Carnival is the time before Lent where being part of a local happening counts in South Louisiana. We who were non-driving teenagers could maybe finagle a slightly older peer driver so we could go without an adult to Ponchatoula or even Covington for an afternoon offering. As Mardi Gras, Fat Tuesday, the very last day to celebrate approached, all of us non-drivers were a little antsy as we conjoled and begged various parents to take a group to New Orleans for the Krewe of Rex Parade. The King of the Krewe was always an older moneyed businessman and the queen was maybe a senior in college with flowing blond hair who held a jeweled scepter while performing the “queen wave’ with her other gloved hand to her clamoring crowd. The traditional Calliope float played. As it moved along, the song followed, ”If ever I cease to love, if ever I cease to love…” Sometime after noon, we piled in the back seat of the car and counted our beads , stopping for a hamburger at LaPlace before heading for Maurepas and home.
Wednesday 2024 opens the possibility for an extra drop of love on Valentine’s Day. However, most parishes from Rapides south have all week off, no togetherness easily available.
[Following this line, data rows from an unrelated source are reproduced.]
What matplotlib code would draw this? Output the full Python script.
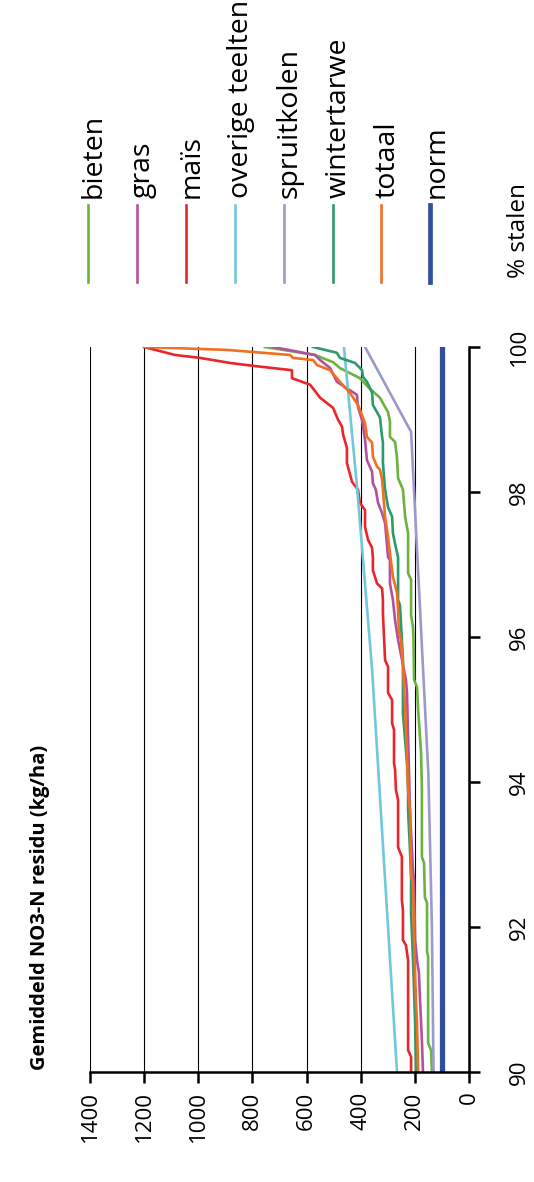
from matplotlib import pyplot as plt
from matplotlib.lines import Line2D

plt.rcParams['font.family'] = ['Open Sans', 'DejaVu Sans']

# percentiel (% stalen) en NO3-N residu (kg/ha) per teelt
bieten_pct = [90, 90.3, 90.4, 91.59, 91.66, 92.33, 92.41, 92.88, 92.97, 93.89, 94.4, 95.0, 95.31, 95.41,
              95.96, 96.14, 96.3, 96.79, 96.88, 97.43, 97.66, 98.03, 98.07, 98.19, 98.47, 98.69, 98.76,
              98.97, 99.1, 99.3, 99.45, 99.57, 99.71, 99.79, 99.89, 100]
bieten_val = [137, 140, 151, 151, 155, 155, 163, 166, 174, 174, 177, 188, 192, 203,
              205, 207, 214, 214, 225, 225, 236, 244, 248, 262, 266, 273, 292,
              292, 299, 329, 373, 403, 477, 502, 569, 754]

gras_pct = [90, 90.44, 91.0, 91.37, 91.54, 91.82, 92.65, 92.79, 93.59, 95.23, 95.41, 95.96, 96.23, 96.51,
            96.74, 97.06, 97.1, 97.57, 97.71, 97.85, 98.03, 98.12, 98.28, 98.44, 98.72, 98.99, 99.17,
            99.34, 99.43, 99.52, 99.71, 99.82, 99.89, 100]
gras_val = [170, 174, 181, 185, 192, 199, 203, 207, 218, 229, 233, 262, 273, 281,
            292, 292, 299, 310, 321, 336, 344, 355, 358, 377, 384, 395, 410,
            414, 451, 488, 513, 550, 569, 724]

mais_pct = [90, 90.21, 90.3, 91.54, 91.75, 91.82, 92.23, 92.37, 92.97, 93.1, 93.75, 93.89, 94.17, 94.26,
            94.72, 94.81, 95.13, 95.23, 95.59, 95.68, 96.33, 96.51, 96.67, 96.74, 96.79, 96.92, 97.09,
            97.23, 97.34, 97.52, 97.75, 97.85, 98.03, 98.14, 98.4, 98.61, 98.79, 98.9, 99.0, 99.16,
            99.3, 99.48, 99.57, 99.68, 99.74, 99.78, 99.85, 99.89, 100]
mais_val = [214, 214, 225, 225, 233, 244, 244, 248, 248, 262, 262, 270, 273, 277,
            277, 284, 284, 299, 299, 310, 318, 318, 321, 340, 344, 355, 355,
            358, 373, 384, 384, 403, 410, 432, 451, 451, 465, 469, 484, 502,
            550, 587, 654, 654, 798, 883, 994, 1086, 1200]

overig_pct = [90, 95.55, 98, 100]
overig_val = [266, 358, 412, 462]

spruit_pct = [90, 92, 94.1, 98.83, 100]
spruit_val = [131, 137, 150, 214, 384]

tarwe_pct = [90, 90.68, 91.57, 92.19, 92.69, 93.06, 93.61, 93.89, 94.26, 94.95, 95.68, 95.96, 96.44,
             96.51, 97.1, 97.23, 97.43, 97.66, 97.79, 98.03, 98.4, 98.68, 98.76, 99.03, 99.2, 99.37,
             99.52, 99.59, 99.68, 99.78, 99.85, 99.92, 100]
tarwe_val = [196, 199, 207, 214, 214, 218, 225, 225, 229, 244, 244, 248, 255,
             262, 262, 270, 281, 284, 299, 310, 318, 318, 321, 329, 355, 358,
             377, 392, 395, 421, 477, 488, 576]

totaal_pct = [90, 90.68, 90.99, 91.82, 92.61, 92.69, 93.61, 93.89, 94.34, 95.03, 95.64, 95.78, 95.96,
              96.06, 96.37, 96.61, 96.83, 97.16, 97.38, 97.66, 98.03, 98.17, 98.31, 98.35, 98.49, 98.68,
              98.76, 98.95, 99.03, 99.2, 99.37, 99.52, 99.68, 99.75, 99.82, 99.85, 99.89, 99.96, 100]
totaal_val = [188, 192, 196, 203, 207, 214, 218, 225, 229, 236, 244, 248, 251,
              259, 262, 266, 281, 292, 299, 310, 318, 321, 329, 340, 355, 358,
              377, 384, 392, 410, 440, 477, 513, 561, 576, 650, 661, 894, 1200]

norm_pct = [90, 100]
norm_val = [100, 100]

namen = ['bieten', 'gras', 'maïs', 'overige teelten', 'spruitkolen', 'wintertarwe', 'totaal', 'norm']
kleuren = ['#6cb33e', '#b2519e', '#e8262b', '#72c8d9', '#9d9acb', '#2b9b6b', '#f26f21', '#314f9d']
reeksen = [(bieten_pct, bieten_val), (gras_pct, gras_val), (mais_pct, mais_val),
           (overig_pct, overig_val), (spruit_pct, spruit_val), (tarwe_pct, tarwe_val),
           (totaal_pct, totaal_val), (norm_pct, norm_val)]

W, H = 534, 1182
fig = plt.figure(figsize=(W / 100, H / 100), dpi=100)
ax = fig.add_axes([90 / W, 1 - 1072 / H, 379 / W, 725 / H])

# de grafiek staat 90 graden gedraaid: residu horizontaal (naar links), % stalen verticaal
for (p, v), naam, kleur in zip(reeksen, namen, kleuren):
    dikte = 3.8 if naam == 'norm' else 1.9
    ax.plot(v, p, color=kleur, lw=dikte)

ax.set_xlim(1400, 0)
ax.set_ylim(90, 100)
ax.set_xticks(range(0, 1401, 200))
ax.set_yticks(range(90, 101, 2))
ax.grid(axis='x', color='black', lw=0.8)
ax.set_axisbelow(True)
for s in ['left', 'top']:
    ax.spines[s].set_visible(False)
for s in ['bottom', 'right']:
    ax.spines[s].set_linewidth(1.8)
ax.yaxis.tick_right()
ax.tick_params(axis='x', direction='out', length=8, width=1.8, pad=6, labelsize=16, labelrotation=90)
ax.tick_params(axis='y', direction='out', length=8, width=1.8, pad=21, labelsize=16, labelrotation=90)
for t in ax.get_yticklabels():
    t.set_va('center')

fig.text(40 / W, 1 - 1070 / H, 'Gemiddeld NO3-N residu (kg/ha)', rotation=90,
         ha='center', va='bottom', fontsize=14.5, fontweight='bold')
fig.text(519 / W, 1 - 230 / H, '% stalen', rotation=90, ha='center', va='center', fontsize=17.5)

# legende
for i, (naam, kleur) in enumerate(zip(namen, kleuren)):
    x = (88 + 48.9 * i) / W
    dikte = 3.4 if naam == 'norm' else 1.9
    fig.add_artist(Line2D([x, x], [1 - 282 / H, 1 - 205 / H], color=kleur, lw=dikte))
    fig.text(x + 6 / W, 1 - 198 / H, naam, rotation=90, ha='center', va='bottom', fontsize=20.5)

fig.savefig('out.png', dpi=100)
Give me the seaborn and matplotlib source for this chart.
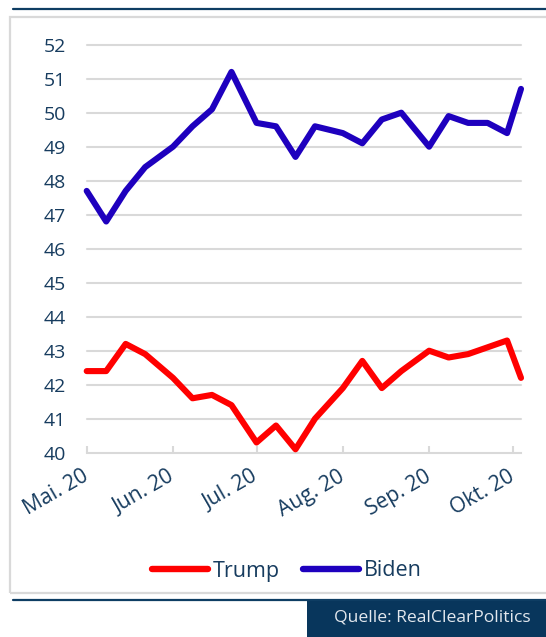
import matplotlib
matplotlib.use("Agg")
import matplotlib.pyplot as plt
from matplotlib.patches import Rectangle
from matplotlib.lines import Line2D
import pandas as pd
import seaborn as sns

# ---- data ----
dates = ["2020-05-01", "2020-05-08", "2020-05-15", "2020-05-22", "2020-06-01",
         "2020-06-08", "2020-06-15", "2020-06-22", "2020-07-01", "2020-07-08",
         "2020-07-15", "2020-07-22", "2020-08-01", "2020-08-08", "2020-08-15",
         "2020-08-22", "2020-09-01", "2020-09-08", "2020-09-15", "2020-09-22",
         "2020-09-29", "2020-10-04"]
trump = [42.4, 42.4, 43.2, 42.9, 42.2, 41.6, 41.7, 41.4, 40.3, 40.8, 40.1,
         41.0, 41.9, 42.7, 41.9, 42.4, 43.0, 42.8, 42.9, 43.1, 43.3, 42.2]
biden = [47.7, 46.8, 47.7, 48.4, 49.0, 49.6, 50.1, 51.2, 49.7, 49.6, 48.7,
         49.6, 49.4, 49.1, 49.8, 50.0, 49.0, 49.9, 49.7, 49.7, 49.4, 50.7]
series = ["Trump", "Biden"]
colors = {"Trump": "#FF0000", "Biden": "#1E00BE"}
month_ticks = ["2020-05-01", "2020-06-01", "2020-07-01", "2020-08-01",
               "2020-09-01", "2020-10-01"]
month_labels = ["Mai. 20", "Jun. 20", "Jul. 20", "Aug. 20", "Sep. 20", "Okt. 20"]
y_ticks = list(range(40, 53))
source = "Quelle: RealClearPolitics"

df = pd.DataFrame({
    "date": pd.to_datetime(dates * 2),
    "value": trump + biden,
    "candidate": ["Trump"] * len(dates) + ["Biden"] * len(dates),
})

sns.set_theme(style="white")
plt.rcParams["font.family"] = ["Open Sans", "DejaVu Sans"]

NAVY = "#173C5F"
GRID = "#D9D9D9"

fig = plt.figure(figsize=(5.46, 6.37), dpi=100)
ax = fig.add_axes([86.7 / 546, 1 - 452.7 / 637, (521 - 86.7) / 546, (452.7 - 44.7) / 637])

sns.lineplot(data=df, x="date", y="value", hue="candidate", hue_order=series,
             palette=colors, linewidth=4.4, ax=ax, legend=False,
             solid_capstyle="round", solid_joinstyle="round")

ax.set_xlim(pd.Timestamp(dates[0]), pd.Timestamp(dates[-1]))
ax.set_ylim(40, 52)
ax.set_yticks(y_ticks)
ax.set_yticklabels([str(v) for v in y_ticks])
ax.set_xticks(pd.to_datetime(month_ticks))
ax.set_xticklabels(month_labels, rotation=30, ha="right", va="center",
                   rotation_mode="anchor")
ax.set_xlabel("")
ax.set_ylabel("")

for v in y_ticks[1:]:
    ax.axhline(v, color=GRID, lw=1.5, zorder=0)
for s in ["top", "right", "left"]:
    ax.spines[s].set_visible(False)
ax.spines["bottom"].set_color(GRID)
ax.spines["bottom"].set_linewidth(1.5)
ax.spines["bottom"].set_zorder(0)

ax.tick_params(axis="x", direction="in", length=5, width=1.5, color=GRID,
               pad=16, labelsize=15.2, labelcolor=NAVY, bottom=True)
ax.tick_params(axis="y", length=0, pad=15, labelsize=14, labelcolor=NAVY)
for ln in ax.get_lines():
    ln.set_clip_on(False)

# legend
handles = [Line2D([], [], color=colors[s], lw=4.6, solid_capstyle="round") for s in series]
fig.legend(handles, series, loc="center", bbox_to_anchor=(287 / 546, 1 - 571 / 637),
           ncol=2, frameon=False, fontsize=15.5, handlelength=2.6,
           handletextpad=0.2, columnspacing=1.1, labelcolor=NAVY,
           borderaxespad=0, borderpad=0)

# frame decorations
fig.add_artist(Rectangle((10 / 546, 1 - 593 / 637), 1.2, (593 - 17) / 637,
                         transform=fig.transFigure, fill=False,
                         edgecolor=GRID, lw=1.6, zorder=0))
fig.add_artist(Line2D([13 / 546, 1], [1 - 9 / 637] * 2, transform=fig.transFigure,
                      color="#0E3D63", lw=1.6))
fig.add_artist(Line2D([13 / 546, 1], [1 - 599.5 / 637] * 2, transform=fig.transFigure,
                      color="#0E3D63", lw=1.6))
fig.add_artist(Rectangle((306.7 / 546, 0), 1, 38.5 / 637, transform=fig.transFigure,
                         facecolor="#08365C", edgecolor="none"))
fig.text(432 / 546, 1 - 617 / 637, source, ha="center", va="center",
         color="#E3E8EE", fontsize=12.6)

fig.savefig("out.png", dpi=100)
Moving north Thursday and Friday, districts have school, yet they have missed the designated love day. Poor Caddo parish, in the northeast corner has no holidays, so Valentine’s Day is still safe for a hand-made or store-bought exchange. You may have to be inventive to make your declaration of true love this Leap Year.
After dark on Tuesday, sweepers begin cleaning the emptying streets in New Orleans. A new observance takes over the calendar. In church parlance, we wrap up and put aside the raucousness of Carnival, finish feasting with the crumbs of a King’s Cake, and move into the fasting liturgical season of Lent. The first Ash Wednesday Masses in some churches are as early as 6:30 a.m. The parade for the next 40 days is individual for each of us as we choose to be a part of the group moving toward crucifixion and Easter and resurrection when exuberant love breaks out again. That which is tossed toward our outstretched hands is more lasting than the tawdry beads of an earlier time.
This day, this year, this time, find your way to the parade whose finality is always the same.
For God so loved the world that he gave his one and only Son, that whoever believes in him shall not perish but have eternal life. For God did not send his Son into the world to condemn the world, but to save the world through him.